2.不法就労を防ぐために採用時のチェックを徹底する
不法就労とは、適切な在留資格をもたない外国人を雇用することを指します。企業が知らずに不法就労者を雇った場合でも、処罰の対象となるため、注意しましょう。
不法就労のリスクは、下記のとおりです。
項目 | 詳細 |
---|---|
不法就労助長罪 | 入管法第73条の2により、3年以下の懲役または300万円以下の罰金 |
集団密航者の受け入れ | 不法就労助長罪のほか入管法74条の4により、5年以下の懲役または300万円以下の罰金 ※営利目的があれば、1年以上10年以下の懲役および1,000万円以下の罰金 |
退去強制を免れさせる目的で、不法入国者・不法上陸者をかくまう行為をした場合 | 入管法第74条の8により3年以下の懲役または300万円以下の罰金 ※営利目的があれば5年以下の懲役および500万円以下の罰金 |
外国人労働者の強制退去・企業の信用失墜の可能性 | – |
出典:厚生労働省|不法就労に当たる外国人を雇い入れないようにお願いします。
このように、不法就労は企業・外国人労働者どちらもリスクがあるため、適正な採用管理が求められます。
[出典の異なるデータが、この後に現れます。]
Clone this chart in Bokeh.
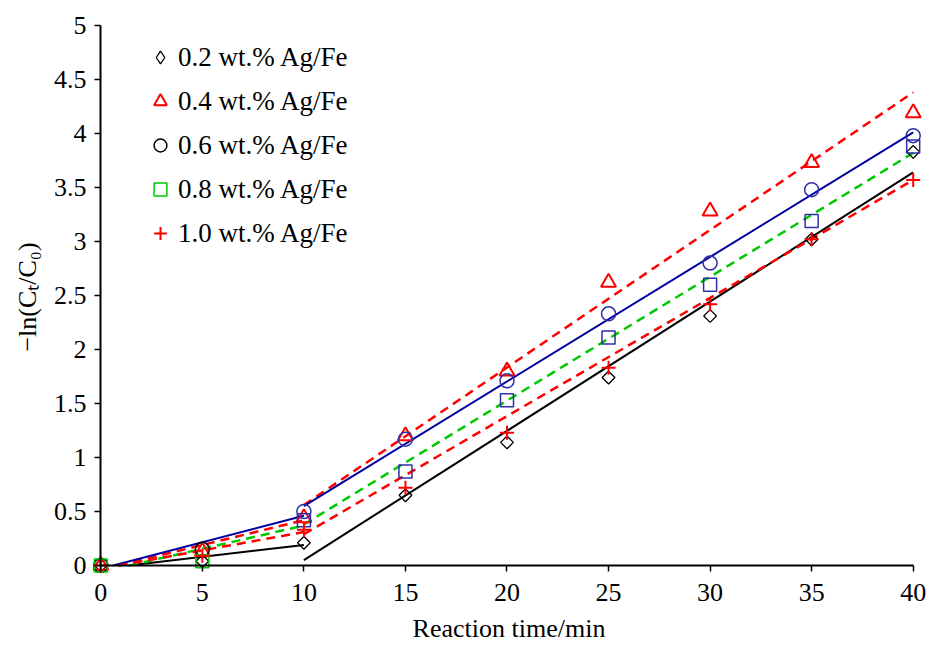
import math
from bokeh.plotting import figure
from bokeh.models import (Range1d, FixedTicker, Legend, LegendItem,
                          ColumnDataSource, LinearAxis)
from bokeh.embed import file_html
from bokeh.resources import INLINE

# ---------------- data ----------------
time_min = [0, 5, 10, 15, 20, 25, 30, 35, 40]
ag_02 = [0, 0.04, 0.21, 0.65, 1.14, 1.74, 2.31, 3.02, 3.83]
ag_04 = [0, 0.13, 0.44, 1.20, 1.80, 2.62, 3.28, 3.73, 4.19]
ag_06 = [0, 0.15, 0.50, 1.17, 1.71, 2.33, 2.80, 3.48, 3.98]
ag_08 = [0, 0.04, 0.42, 0.87, 1.53, 2.11, 2.60, 3.19, 3.88]
ag_10 = [0, 0.09, 0.33, 0.72, 1.23, 1.83, 2.42, 3.02, 3.57]
series_labels = ["0.2 wt.% Ag/Fe", "0.4 wt.% Ag/Fe", "0.6 wt.% Ag/Fe",
                 "0.8 wt.% Ag/Fe", "1.0 wt.% Ag/Fe"]

# linear trend lines (two stages), values read at segment ends
early_t = [0, 10]
late_t = [10, 40]
early_fit_at0 = [-0.03, -0.04, -0.03, -0.06, -0.03]
early_fit_at10 = [0.19, 0.42, 0.46, 0.37, 0.31]
late_fit_at10 = [0.05, 0.56, 0.55, 0.38, 0.29]
late_fit_at40 = [3.64, 4.38, 4.01, 3.82, 3.57]

x_ticks = [0, 5, 10, 15, 20, 25, 30, 35, 40]
y_ticks = [0, 0.5, 1, 1.5, 2, 2.5, 3, 3.5, 4, 4.5, 5]
y_tick_labels = ["0", "0.5", "1", "1.5", "2", "2.5", "3", "3.5", "4", "4.5", "5"]
x_title = "Reaction time/min"
y_title = "\u2212ln(C\u209c/C\u2080)"

# ---------------- styles ----------------
FONT = "Liberation Serif"
RED = "#FF0000"
GREEN = "#00C800"
NAVY = "#0000A0"
MBLUE = "#2E2EA8"

line_colors = ["black", RED, NAVY, GREEN, RED]
line_dashes = ["solid", "9 6", "solid", "9 6", "9 6"]
line_widths = [2, 2.5, 2, 2.5, 2.5]

p = figure(width=928, height=645,
           x_range=Range1d(-0.409, 40.606), y_range=Range1d(-0.074, 5.046),
           output_backend="svg", toolbar_location=None,
           min_border_left=92, min_border_right=3,
           min_border_top=20, min_border_bottom=72)
p.outline_line_color = None
p.xgrid.visible = False
p.ygrid.visible = False
p.background_fill_color = "white"
p.border_fill_color = "white"


def clip_to_zero(t0, y0, t1, y1):
    if y0 >= 0:
        return t0, y0
    return t0 + (0 - y0) * (t1 - t0) / (y1 - y0), 0.0


# trend lines
for i in range(5):
    ts, ys = clip_to_zero(early_t[0], early_fit_at0[i], early_t[1], early_fit_at10[i])
    p.line([ts, early_t[1]], [ys, early_fit_at10[i]], line_color=line_colors[i],
           line_dash=line_dashes[i], line_width=line_widths[i])
    p.line(late_t, [late_fit_at10[i], late_fit_at40[i]], line_color=line_colors[i],
           line_dash=line_dashes[i], line_width=line_widths[i])

# markers
r02 = p.scatter(time_min, ag_02, marker="square", angle=math.pi / 4, size=9,
                fill_color=None, line_color="black", line_width=1.3)
# legend key for the diamond series (not drawn in the plot area)
r02_key = p.scatter(time_min, ag_02, marker="diamond", size=16, visible=False,
                    fill_color=None, line_color="black", line_width=1.3)
r04 = p.scatter(time_min, ag_04, marker="triangle", size=15,
                fill_color=None, line_color=RED, line_width=2)
circ_colors = ["black" if t < 10 else MBLUE for t in time_min]
src06 = ColumnDataSource(dict(x=time_min, y=ag_06, c=circ_colors))
r06 = p.scatter("x", "y", source=src06, marker="circle", size=14,
                fill_color=None, line_color="c", line_width=1.5)
sq_colors = [GREEN if t < 10 else MBLUE for t in time_min]
src08 = ColumnDataSource(dict(x=time_min, y=ag_08, c=sq_colors))
r08 = p.scatter("x", "y", source=src08, marker="square", size=13,
                fill_color=None, line_color="c", line_width=1.5)
r10 = p.scatter(time_min, ag_10, marker="cross", size=14,
                line_color=RED, line_width=2)

# label-only axes in the side panels
xa = p.xaxis[0]
ya = p.yaxis[0]
for ax in (xa, ya):
    ax.axis_line_color = None
    ax.major_tick_line_color = None
    ax.minor_tick_line_color = None
    ax.major_tick_out = 0
    ax.major_tick_in = 0
    ax.minor_tick_out = 0
    ax.minor_tick_in = 0
    ax.major_label_text_font = FONT
    ax.major_label_text_font_size = "26px"
    ax.major_label_text_color = "black"
    ax.axis_label_text_font = FONT
    ax.axis_label_text_font_size = "26px"
    ax.axis_label_text_font_style = "normal"
    ax.axis_label_text_color = "black"
xa.bounds = (0, 40)
ya.bounds = (0, 5)
xa.ticker = FixedTicker(ticks=x_ticks)
ya.ticker = FixedTicker(ticks=y_ticks)
ya.major_label_overrides = {float(t): s for t, s in zip(y_ticks, y_tick_labels)}
xa.axis_label = x_title
ya.axis_label = y_title
xa.major_label_standoff = 10
ya.major_label_standoff = 6
xa.axis_label_standoff = 10
ya.axis_label_standoff = 9

# axis lines and ticks drawn at the data origin
for side, bnds, ticks in (("below", (0, 40), x_ticks), ("left", (0, 5), y_ticks)):
    ax2 = LinearAxis(fixed_location=0, bounds=bnds, ticker=FixedTicker(ticks=ticks),
                     axis_line_color="black", axis_line_width=2,
                     major_tick_line_color="black", major_tick_line_width=1.5,
                     major_tick_out=6, major_tick_in=0,
                     minor_tick_line_color=None, major_label_text_color=None)
    p.add_layout(ax2, side)

legend = Legend(items=[LegendItem(label=series_labels[i], renderers=[r])
                       for i, r in enumerate([r02_key, r04, r06, r08, r10])],
                location=(52, 318), border_line_color=None,
                background_fill_alpha=0, padding=10, spacing=0, margin=0,
                label_height=44, glyph_width=32, glyph_height=32,
                label_standoff=2, label_text_font=FONT,
                label_text_font_size="27px", label_text_color="black",
                inactive_fill_alpha=0, click_policy="none")
p.add_layout(legend)

open("out.html", "w").write(file_html(p, INLINE))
不正就労を防ぐために採用時にチェックすべきポイントは、下記のとおりです。
- 在留資格の確認を徹底する(在留カードの確認、資格外活動の有無)
- 業務内容が在留資格の範囲内であるかを確認する
- 雇用契約を適正に締結し、労働条件を明確にする
また、採用担当者だけでなく、現場の管理者や経営層も在留資格や労働条件に関する正しい知識をもつことも大切です。組織全体で適切な雇用管理を行うことで、不法就労を未然に防止できます。
人事管理・労務管理を適切に行い、外国人雇用を成功させよう
外国人労働者の雇用を成功させるためには、適切な人事管理と労務管理を実施することは欠かせません。採用時の適正な評価、労働時間や業務内容の管理など、幅広い視点で対応する必要があります。
また、企業は単に雇用するだけでなく、長期的な視点で人材の定着や育成に取り組むこともポイントです。外国人労働者が安心して働ける環境を整えて、企業の持続的な成長につなげましょう。
※ 掲載している情報は記事更新時点のものです。